#### Work to complete:
Check each line of the material. Copy those containing "code".

#### Dataset entries:

-----

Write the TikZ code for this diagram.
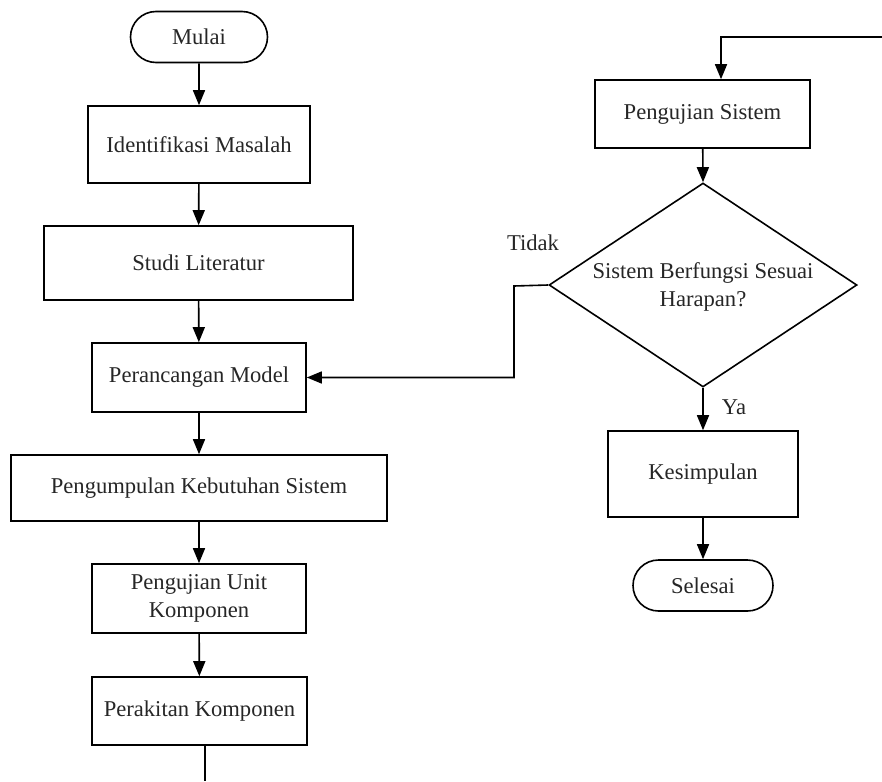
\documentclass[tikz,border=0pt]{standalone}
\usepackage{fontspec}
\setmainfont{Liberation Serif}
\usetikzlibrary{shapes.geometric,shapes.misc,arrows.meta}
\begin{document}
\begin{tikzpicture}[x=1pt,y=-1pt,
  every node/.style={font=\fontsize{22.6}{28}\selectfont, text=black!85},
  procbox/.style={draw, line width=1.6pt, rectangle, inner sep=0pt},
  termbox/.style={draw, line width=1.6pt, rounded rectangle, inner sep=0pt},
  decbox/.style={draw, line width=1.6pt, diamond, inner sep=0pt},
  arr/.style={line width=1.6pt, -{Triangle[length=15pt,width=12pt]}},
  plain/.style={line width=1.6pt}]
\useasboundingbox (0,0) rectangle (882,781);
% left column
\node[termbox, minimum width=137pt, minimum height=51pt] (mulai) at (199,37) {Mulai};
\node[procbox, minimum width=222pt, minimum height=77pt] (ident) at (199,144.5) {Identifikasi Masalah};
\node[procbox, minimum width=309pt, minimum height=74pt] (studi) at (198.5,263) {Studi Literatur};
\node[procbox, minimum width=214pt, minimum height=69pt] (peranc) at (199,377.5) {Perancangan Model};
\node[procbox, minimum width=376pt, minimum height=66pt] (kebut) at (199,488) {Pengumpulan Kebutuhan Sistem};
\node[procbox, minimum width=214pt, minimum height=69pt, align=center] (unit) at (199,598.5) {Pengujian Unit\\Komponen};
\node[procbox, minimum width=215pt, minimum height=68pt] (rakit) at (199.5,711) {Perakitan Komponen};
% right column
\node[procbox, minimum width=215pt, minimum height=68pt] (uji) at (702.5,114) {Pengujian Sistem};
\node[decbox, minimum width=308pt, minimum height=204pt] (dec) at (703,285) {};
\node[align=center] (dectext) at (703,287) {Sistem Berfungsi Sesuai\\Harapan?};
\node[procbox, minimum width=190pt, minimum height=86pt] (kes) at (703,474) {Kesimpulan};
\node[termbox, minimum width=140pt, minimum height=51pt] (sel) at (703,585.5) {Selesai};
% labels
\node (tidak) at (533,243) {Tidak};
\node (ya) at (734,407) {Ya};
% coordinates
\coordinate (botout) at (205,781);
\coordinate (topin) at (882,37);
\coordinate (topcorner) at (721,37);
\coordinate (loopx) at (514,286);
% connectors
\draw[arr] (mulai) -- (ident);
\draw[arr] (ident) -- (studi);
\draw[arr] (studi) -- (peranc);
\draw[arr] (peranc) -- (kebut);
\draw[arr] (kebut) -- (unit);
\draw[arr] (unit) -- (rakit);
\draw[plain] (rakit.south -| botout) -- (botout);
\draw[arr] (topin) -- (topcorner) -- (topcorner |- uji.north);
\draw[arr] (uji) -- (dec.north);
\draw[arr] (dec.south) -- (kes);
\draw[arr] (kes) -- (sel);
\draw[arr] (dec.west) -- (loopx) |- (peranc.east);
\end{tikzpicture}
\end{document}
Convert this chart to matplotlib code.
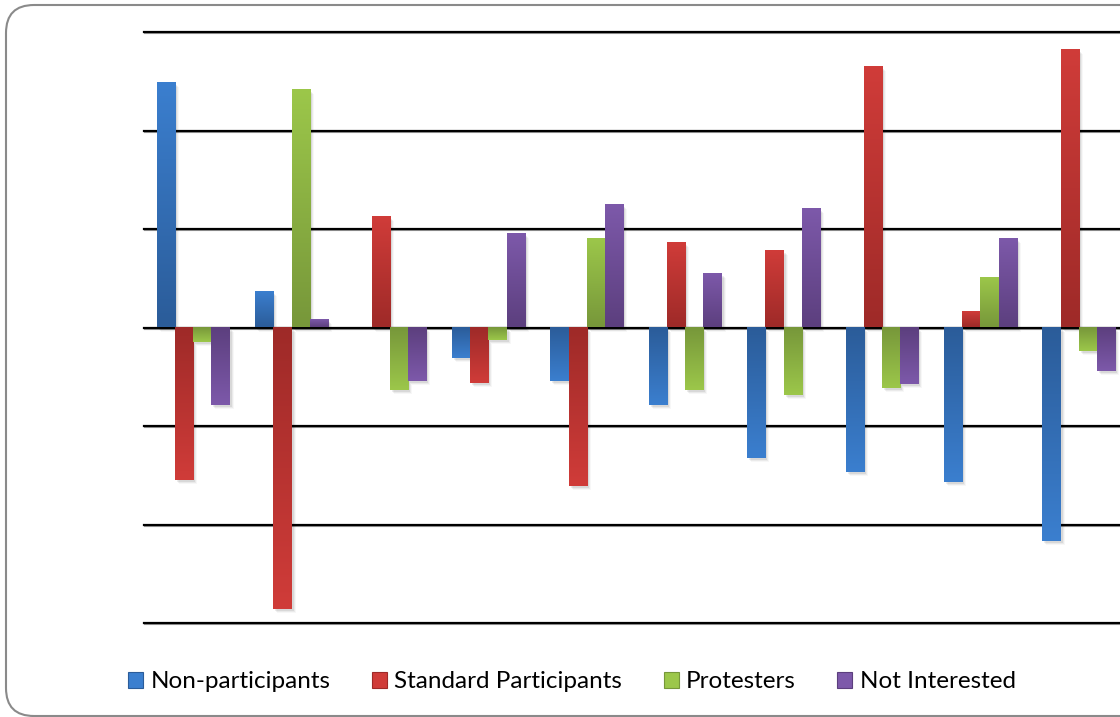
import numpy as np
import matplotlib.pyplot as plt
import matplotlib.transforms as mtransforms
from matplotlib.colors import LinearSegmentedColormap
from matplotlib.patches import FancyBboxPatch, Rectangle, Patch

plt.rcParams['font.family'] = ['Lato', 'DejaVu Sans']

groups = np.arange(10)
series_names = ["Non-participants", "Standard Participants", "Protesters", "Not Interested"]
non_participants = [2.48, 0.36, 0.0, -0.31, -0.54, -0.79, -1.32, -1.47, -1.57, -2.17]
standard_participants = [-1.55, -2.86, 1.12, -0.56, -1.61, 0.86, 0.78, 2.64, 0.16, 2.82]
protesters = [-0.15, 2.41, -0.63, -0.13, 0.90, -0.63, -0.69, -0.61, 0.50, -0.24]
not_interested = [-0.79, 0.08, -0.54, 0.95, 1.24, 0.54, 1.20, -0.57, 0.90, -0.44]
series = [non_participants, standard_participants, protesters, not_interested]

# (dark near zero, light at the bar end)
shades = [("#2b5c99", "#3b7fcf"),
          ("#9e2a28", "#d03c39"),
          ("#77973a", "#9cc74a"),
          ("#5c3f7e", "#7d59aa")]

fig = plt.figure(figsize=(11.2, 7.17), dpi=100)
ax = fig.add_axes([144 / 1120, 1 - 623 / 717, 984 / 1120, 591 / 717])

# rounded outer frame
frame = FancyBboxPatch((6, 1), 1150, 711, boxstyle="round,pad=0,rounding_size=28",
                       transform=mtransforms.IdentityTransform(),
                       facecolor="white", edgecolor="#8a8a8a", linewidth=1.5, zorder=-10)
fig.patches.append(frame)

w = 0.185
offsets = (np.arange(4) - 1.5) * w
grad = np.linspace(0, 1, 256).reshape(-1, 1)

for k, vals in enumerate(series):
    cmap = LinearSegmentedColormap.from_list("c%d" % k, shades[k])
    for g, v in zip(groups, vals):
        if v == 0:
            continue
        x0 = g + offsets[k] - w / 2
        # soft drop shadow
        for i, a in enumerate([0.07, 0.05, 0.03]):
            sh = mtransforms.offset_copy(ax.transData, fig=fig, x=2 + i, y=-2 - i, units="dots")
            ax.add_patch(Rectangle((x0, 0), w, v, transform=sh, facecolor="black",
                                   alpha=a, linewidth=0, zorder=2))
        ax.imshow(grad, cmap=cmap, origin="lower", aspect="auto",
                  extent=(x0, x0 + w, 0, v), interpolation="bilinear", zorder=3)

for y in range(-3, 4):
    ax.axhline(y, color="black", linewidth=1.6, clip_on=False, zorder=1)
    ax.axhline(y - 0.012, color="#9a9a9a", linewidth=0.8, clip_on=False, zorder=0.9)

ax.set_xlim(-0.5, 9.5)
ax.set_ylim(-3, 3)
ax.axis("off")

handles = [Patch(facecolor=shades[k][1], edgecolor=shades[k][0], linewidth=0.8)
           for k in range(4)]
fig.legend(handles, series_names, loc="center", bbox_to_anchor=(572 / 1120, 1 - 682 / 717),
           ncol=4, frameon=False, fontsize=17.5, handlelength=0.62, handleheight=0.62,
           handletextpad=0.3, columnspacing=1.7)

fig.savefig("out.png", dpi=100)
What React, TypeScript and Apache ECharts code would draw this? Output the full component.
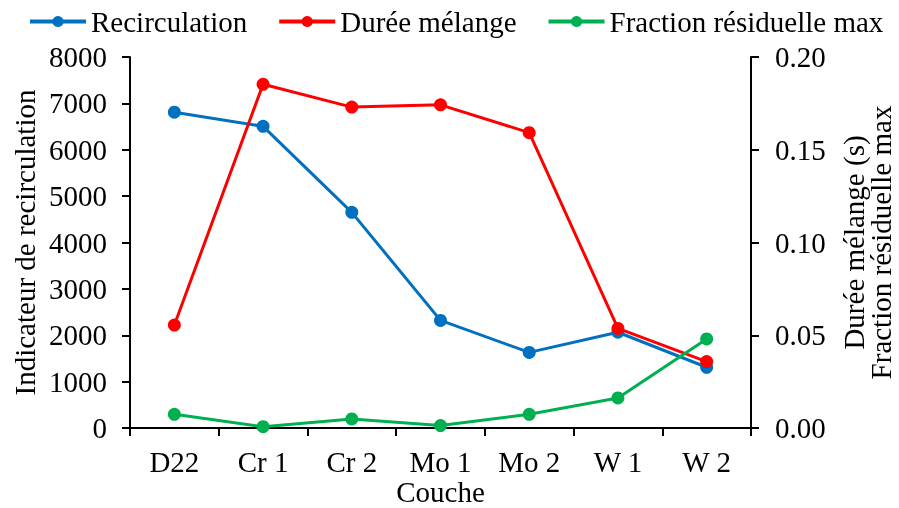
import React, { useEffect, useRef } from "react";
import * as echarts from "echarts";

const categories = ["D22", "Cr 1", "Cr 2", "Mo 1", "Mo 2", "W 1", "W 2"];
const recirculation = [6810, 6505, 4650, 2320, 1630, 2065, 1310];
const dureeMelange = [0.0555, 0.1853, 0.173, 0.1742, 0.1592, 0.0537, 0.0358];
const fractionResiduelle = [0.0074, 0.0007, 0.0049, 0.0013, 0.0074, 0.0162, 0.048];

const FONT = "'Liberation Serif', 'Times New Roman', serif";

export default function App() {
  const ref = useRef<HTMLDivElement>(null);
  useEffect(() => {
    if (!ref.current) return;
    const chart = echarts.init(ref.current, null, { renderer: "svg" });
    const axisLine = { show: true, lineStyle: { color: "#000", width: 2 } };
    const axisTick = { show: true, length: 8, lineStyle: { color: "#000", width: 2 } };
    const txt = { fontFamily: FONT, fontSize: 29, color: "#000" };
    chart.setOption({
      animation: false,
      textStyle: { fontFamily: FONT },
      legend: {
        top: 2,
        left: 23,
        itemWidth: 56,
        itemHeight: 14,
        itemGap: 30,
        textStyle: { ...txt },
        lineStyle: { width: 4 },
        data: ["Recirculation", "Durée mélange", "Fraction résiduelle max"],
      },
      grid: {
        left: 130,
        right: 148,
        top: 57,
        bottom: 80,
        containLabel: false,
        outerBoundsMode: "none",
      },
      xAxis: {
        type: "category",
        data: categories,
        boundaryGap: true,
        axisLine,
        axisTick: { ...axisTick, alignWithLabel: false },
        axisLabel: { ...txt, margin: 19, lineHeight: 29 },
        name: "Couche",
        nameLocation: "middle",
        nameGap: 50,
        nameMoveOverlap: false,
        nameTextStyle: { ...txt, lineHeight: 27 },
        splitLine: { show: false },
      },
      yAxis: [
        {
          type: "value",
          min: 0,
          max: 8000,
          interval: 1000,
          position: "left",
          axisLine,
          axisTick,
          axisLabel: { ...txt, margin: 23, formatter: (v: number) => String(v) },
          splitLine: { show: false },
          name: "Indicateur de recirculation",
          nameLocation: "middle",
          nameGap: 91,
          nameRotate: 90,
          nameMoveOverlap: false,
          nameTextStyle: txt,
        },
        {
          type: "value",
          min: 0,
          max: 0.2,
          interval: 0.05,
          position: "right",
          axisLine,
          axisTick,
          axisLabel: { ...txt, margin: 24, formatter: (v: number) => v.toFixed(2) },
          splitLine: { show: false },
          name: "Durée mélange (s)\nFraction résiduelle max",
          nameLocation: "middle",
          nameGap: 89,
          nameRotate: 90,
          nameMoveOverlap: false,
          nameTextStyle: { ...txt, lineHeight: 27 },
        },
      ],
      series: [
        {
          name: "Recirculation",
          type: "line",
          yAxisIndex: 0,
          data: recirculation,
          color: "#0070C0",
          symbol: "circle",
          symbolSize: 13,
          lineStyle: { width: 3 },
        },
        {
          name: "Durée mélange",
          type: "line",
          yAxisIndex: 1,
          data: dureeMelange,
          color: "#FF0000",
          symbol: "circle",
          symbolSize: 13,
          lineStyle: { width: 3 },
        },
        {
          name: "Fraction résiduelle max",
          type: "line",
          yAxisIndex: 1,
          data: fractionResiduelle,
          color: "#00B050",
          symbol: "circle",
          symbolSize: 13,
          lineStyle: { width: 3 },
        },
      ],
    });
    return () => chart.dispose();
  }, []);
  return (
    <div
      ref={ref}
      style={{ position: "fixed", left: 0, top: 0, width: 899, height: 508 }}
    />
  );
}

-----

#### Written solution:
Write the TikZ code for this diagram.
Convert this chart to matplotlib code.
What React, TypeScript and Apache ECharts code would draw this? Output the full component.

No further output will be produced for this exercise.